I can't believe it; I've never heard her talk tawdry with the object of her annoyance being within earshot. She never looks bad. She's always careful. Yet, unbeknownst to her, I'm right there. I look at Jazzy, and he shrugs his shoulders in indifference or confusion. I wasn't sure which, but I didn't care.
I walk quickly around the curtain towards the door, feeling really low, and she sweetly whispers my name, and calls me over. "Lisset, where are you going? Do you feel Ill sweetie? We were just saying how wonderfully lovely you are tonight but you seem a bit under the weather. Maybe run down a bit? I feel like maybe we should leave early so you can get some beauty rest. Be back to the normal you, lovely and ready to party with the best!"
I don't answer her; I just walk out. Every other time Melanie has depended on me, I've given her what she counted on. Because I overheard her this time, it was the first time I've surprised her; the first time I've not been dependable. Who I am  has changed. Rather than changing my faces it's like my face grew into something different, and it was pretty outside but ugly within. 
Melanie had two faces, and I only saw the pretty, people-pleasing one for months. Then I saw her other one, but I didn't think she'd ever put it on in regards to me. I thought I made it different, that somehow the nice one was her real one and the stronger one was only there to keep the undeserving away. 
Now I've come to see, that even though I may not possess the most effective way to appeal to everyone in one particular way, I can learn to adapt without sacrificing who I am. I've learned that having my face, and letting others get to know me, probably more quickly, is preferable to how long it takes playing by rules of proper and wearing faces of many people.

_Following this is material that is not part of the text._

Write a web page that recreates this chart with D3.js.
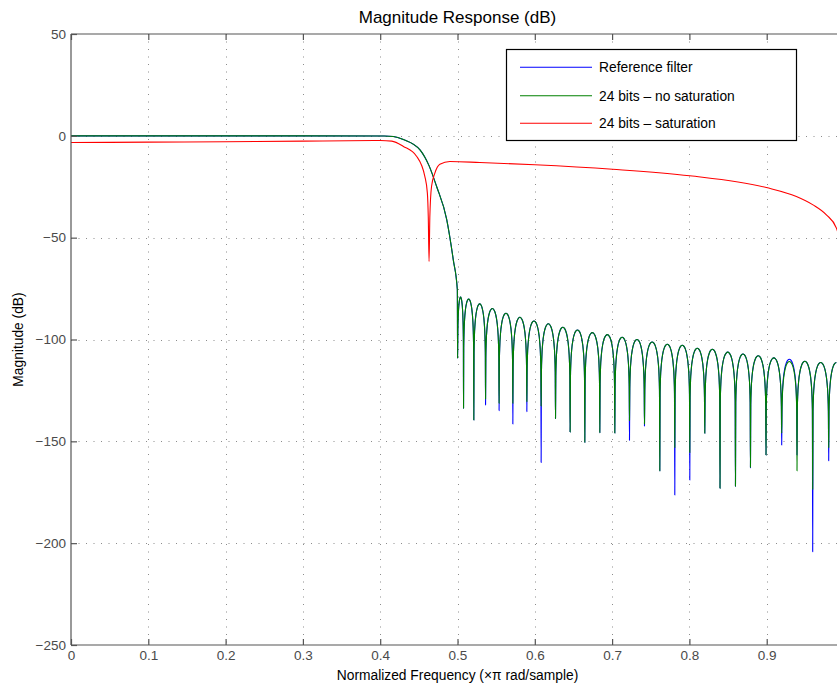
<!DOCTYPE html>
<html>
<head>
<meta charset="utf-8">
<script src="https://cdn.jsdelivr.net/npm/d3@7"></script>
<style>
  html, body { margin: 0; padding: 0; background: #fff; }
  svg { display: block; font-family: "Liberation Sans", Arial, Helvetica, sans-serif; }
</style>
</head>
<body>
<svg id="chart" width="837" height="683"></svg>
<script>
// ---------------- DATA ----------------
const title = "Magnitude Response (dB)";
const xLabel = "Normalized Frequency (\u00d7\u03c0 rad/sample)";
const yLabel = "Magnitude (dB)";
const xTicks = [0, 0.1, 0.2, 0.3, 0.4, 0.5, 0.6, 0.7, 0.8, 0.9];
const xTickLabels = ["0", "0.1", "0.2", "0.3", "0.4", "0.5", "0.6", "0.7", "0.8", "0.9"];
const yTicks = [50, 0, -50, -100, -150, -200, -250];
const yTickLabels = ["50", "0", "\u221250", "\u2212100", "\u2212150", "\u2212200", "\u2212250"];
const seriesNames = ["Reference filter", "24 bits \u2013 no saturation", "24 bits \u2013 saturation"];

// Passband + transition band (reference filter and 24 bits - no saturation coincide)
const passFreq = [0, 0.2, 0.405, 0.417, 0.43, 0.4515, 0.463, 0.473, 0.486, 0.4946, 0.4998];
const passDb   = [0, 0, -0.05, -0.3, -1.8, -6.9, -14.5, -24.9, -41, -61, -75.6];

// Stopband nulls (normalized frequency) and the upper end of the band
const nullFreq = [0.5001, 0.5078, 0.5211, 0.5363, 0.5538, 0.5716, 0.5897, 0.6082, 0.6268,
                  0.6457, 0.6647, 0.6841, 0.7035, 0.7225, 0.7419, 0.7617, 0.7811, 0.8005,
                  0.8199, 0.8396, 0.8596, 0.8790, 0.8991, 0.9194, 0.9392, 0.9595, 0.9802];
const bandEnd = 1.0;

// Depth of each null (dB)
const refNullDb   = [-109.2, -133.7, -139.5, -132.1, -134.9, -141.5, -135.4, -160.4, -138.8,
                     -145.4, -150.5, -145.7, -145.9, -149.5, -142.5, -164.5, -176.3, -169,
                     -146, -173, -172, -163, -156.7, -151.8, -156.7, -204.2, -159.5];
const noSatNullDb = [-109.2, -133.7, -139.5, -129.2, -131.3, -131.3, -130.5, -132.6, -138.8,
                     -145.4, -150.5, -145.7, -145.9, -139.8, -141.5, -164.5, -153, -155.5,
                     -146, -173, -172, -162.7, -156.7, -146, -164.5, -173.5, -153];

// Peak of each stopband lobe (dB), lobe i lies after null i
const refPeakDb   = [-79.2, -80.2, -82.5, -84.8, -87.1, -89.1, -90.9, -92.3, -94.0, -95.3,
                     -96.6, -97.6, -98.9, -100.0, -101.2, -102.3, -102.8, -104.3, -104.8,
                     -106.2, -107.1, -108.0, -109.0, -109.7, -110.7, -111.3, -111.3];
const noSatPeakDb = [-79.2, -80.2, -82.5, -84.8, -87.1, -89.1, -90.9, -92.3, -94.0, -95.3,
                     -96.6, -97.6, -98.9, -100.0, -101.2, -102.3, -102.8, -104.3, -104.8,
                     -106.2, -107.1, -108.0, -109.0, -110.8, -110.7, -111.3, -111.3];

// 24 bits - saturation
const satFreq = [0, 0.1, 0.2, 0.3, 0.4, 0.415, 0.43, 0.447, 0.4578, 0.461, 0.4622, 0.4632,
                 0.4642, 0.4664, 0.4707, 0.4772, 0.4901, 0.5289, 0.6, 0.7005, 0.8005,
                 0.8996, 0.9384, 0.9599, 0.9772, 0.9902, 1.0];
const satDb   = [-3.3, -3.1, -2.9, -2.6, -2.3, -2.6, -5.2, -10, -20, -28, -40, -61.7,
                 -40, -24.9, -18.3, -13.9, -12.6, -13.1, -14.2, -16.4, -19.6,
                 -25.4, -29.8, -33.9, -38.8, -45.3, -60];

// ---------------- LAYOUT / STYLE ----------------
const colors = ["#0000ff", "#008000", "#ff0000"];
const margin = { left: 71, top: 34, right: 844, bottom: 645 };
// shape of one stopband lobe: [fraction of lobe width, dB below lobe peak]
const lobeShape = [[0.02, -24], [0.05, -16], [0.1, -10.2], [0.2, -4.6], [0.3, -1.8], [0.4, -0.45],
                   [0.5, 0], [0.6, -0.45], [0.7, -1.8], [0.8, -4.6], [0.9, -10.2], [0.95, -16], [0.98, -24]];

const svg = d3.select("#chart");
const x = d3.scaleLinear().domain([0, 1]).range([margin.left, margin.right]);
const y = d3.scaleLinear().domain([-250, 50]).range([margin.bottom, margin.top]);

svg.append("defs").append("clipPath").attr("id", "clip")
  .append("rect").attr("x", margin.left).attr("y", margin.top)
  .attr("width", margin.right - margin.left).attr("height", margin.bottom - margin.top);

// grid
const grid = svg.append("g").attr("stroke", "#8c8c8c").attr("stroke-width", 1)
  .attr("stroke-dasharray", "1,6.5");
grid.selectAll("line.vx").data(xTicks.filter(d => d > 0)).join("line")
  .attr("x1", d => Math.round(x(d)) + 0.5).attr("x2", d => Math.round(x(d)) + 0.5)
  .attr("y1", margin.top).attr("y2", margin.bottom);
grid.selectAll("line.hy").data(yTicks.filter(d => d < 50 && d > -250)).join("line")
  .attr("y1", d => Math.round(y(d)) + 0.5).attr("y2", d => Math.round(y(d)) + 0.5)
  .attr("x1", margin.left).attr("x2", margin.right);

// series construction
function buildSeries(nullDb, peakDb) {
  const pts = passFreq.map((f, i) => [f, passDb[i]]);
  const bounds = nullFreq.concat([bandEnd]);
  nullFreq.forEach((f0, i) => {
    pts.push([f0, nullDb[i]]);
    const f1 = bounds[i + 1];
    const last = i === nullFreq.length - 1;
    lobeShape.forEach(([t, off]) => {
      if (last && t > 0.5) return;
      pts.push([f0 + t * (f1 - f0), peakDb[i] + off]);
    });
  });
  return pts;
}
const line = d3.line().x(d => x(d[0])).y(d => y(d[1])).curve(d3.curveMonotoneX);

const plot = svg.append("g").attr("clip-path", "url(#clip)");
const seriesData = [
  buildSeries(refNullDb, refPeakDb),
  buildSeries(noSatNullDb, noSatPeakDb),
  satFreq.map((f, i) => [f, satDb[i]])
];
seriesData.forEach((pts, i) => {
  plot.append("path").datum(pts).attr("d", line)
    .attr("fill", "none").attr("stroke", colors[i]).attr("stroke-width", 1.1)
    .attr("stroke-linejoin", "round");
});

// axes frame
const axisColor = "#555";
const frame = svg.append("g").attr("stroke", axisColor).attr("stroke-width", 1.2).attr("fill", "none");
frame.append("line").attr("x1", margin.left).attr("x2", margin.right).attr("y1", margin.top).attr("y2", margin.top);
frame.append("line").attr("x1", margin.left).attr("x2", margin.right).attr("y1", margin.bottom).attr("y2", margin.bottom);
frame.append("line").attr("x1", margin.left).attr("x2", margin.left).attr("y1", margin.top).attr("y2", margin.bottom);
frame.append("line").attr("x1", margin.right).attr("x2", margin.right).attr("y1", margin.top).attr("y2", margin.bottom);

// ticks via d3 axes
const tickLen = 6;
const xAxisB = d3.axisBottom(x).tickValues(xTicks).tickFormat((d, i) => xTickLabels[i])
  .tickSizeInner(-tickLen).tickSizeOuter(0).tickPadding(5);
const xAxisT = d3.axisTop(x).tickValues(xTicks).tickFormat("").tickSizeInner(-tickLen).tickSizeOuter(0);
const yAxisL = d3.axisLeft(y).tickValues(yTicks).tickFormat((d, i) => yTickLabels[i])
  .tickSizeInner(-tickLen).tickSizeOuter(0).tickPadding(5);

function styleAxis(g) {
  g.select(".domain").remove();
  g.selectAll(".tick line").attr("stroke", axisColor).attr("stroke-width", 1.2);
  g.selectAll(".tick text").attr("fill", "#4a4a4a").style("font-size", "13.5px")
    .style("font-family", "'Liberation Sans', Arial, sans-serif");
}
svg.append("g").attr("transform", `translate(0,${margin.bottom})`).call(xAxisB).call(styleAxis);
svg.append("g").attr("transform", `translate(0,${margin.top})`).call(xAxisT).call(styleAxis);
svg.append("g").attr("transform", `translate(${margin.left},0)`).call(yAxisL).call(styleAxis);

// labels
svg.append("text").attr("x", (margin.left + margin.right) / 2).attr("y", 23)
  .attr("text-anchor", "middle").style("font-size", "17px").attr("fill", "#000").text(title);
svg.append("text").attr("x", (margin.left + margin.right) / 2).attr("y", 680)
  .attr("text-anchor", "middle").style("font-size", "13.8px").attr("fill", "#000").text(xLabel);
svg.append("text").attr("transform", `translate(23,${(margin.top + margin.bottom) / 2}) rotate(-90)`)
  .attr("text-anchor", "middle").style("font-size", "13.8px").attr("fill", "#000").text(yLabel);

// legend
const lg = svg.append("g");
lg.append("rect").attr("x", 506.5).attr("y", 49.5).attr("width", 290).attr("height", 91)
  .attr("fill", "#fff").attr("stroke", "#000").attr("stroke-width", 1.2);
const rowY = [67.3, 95.7, 123.3];
seriesNames.forEach((name, i) => {
  lg.append("line").attr("x1", 520).attr("x2", 592).attr("y1", rowY[i]).attr("y2", rowY[i])
    .attr("stroke", colors[i]).attr("stroke-width", 1.1);
  lg.append("text").attr("x", 599).attr("y", rowY[i] + 5).style("font-size", "13.8px")
    .attr("fill", "#000").text(name);
});
</script>
</body>
</html>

Had Melanie worn only one face, I could've seen much sooner who she really was, and maybe stayed myself. Yet, I chose to forsake my friends, and believe in something else that looked better, and become like those I hung out with. We validated each other and it seemed okay. Now I know, being real is best (always working on getting better), and having one face is even better.

* not a story that happened to me, but a story that most have seen.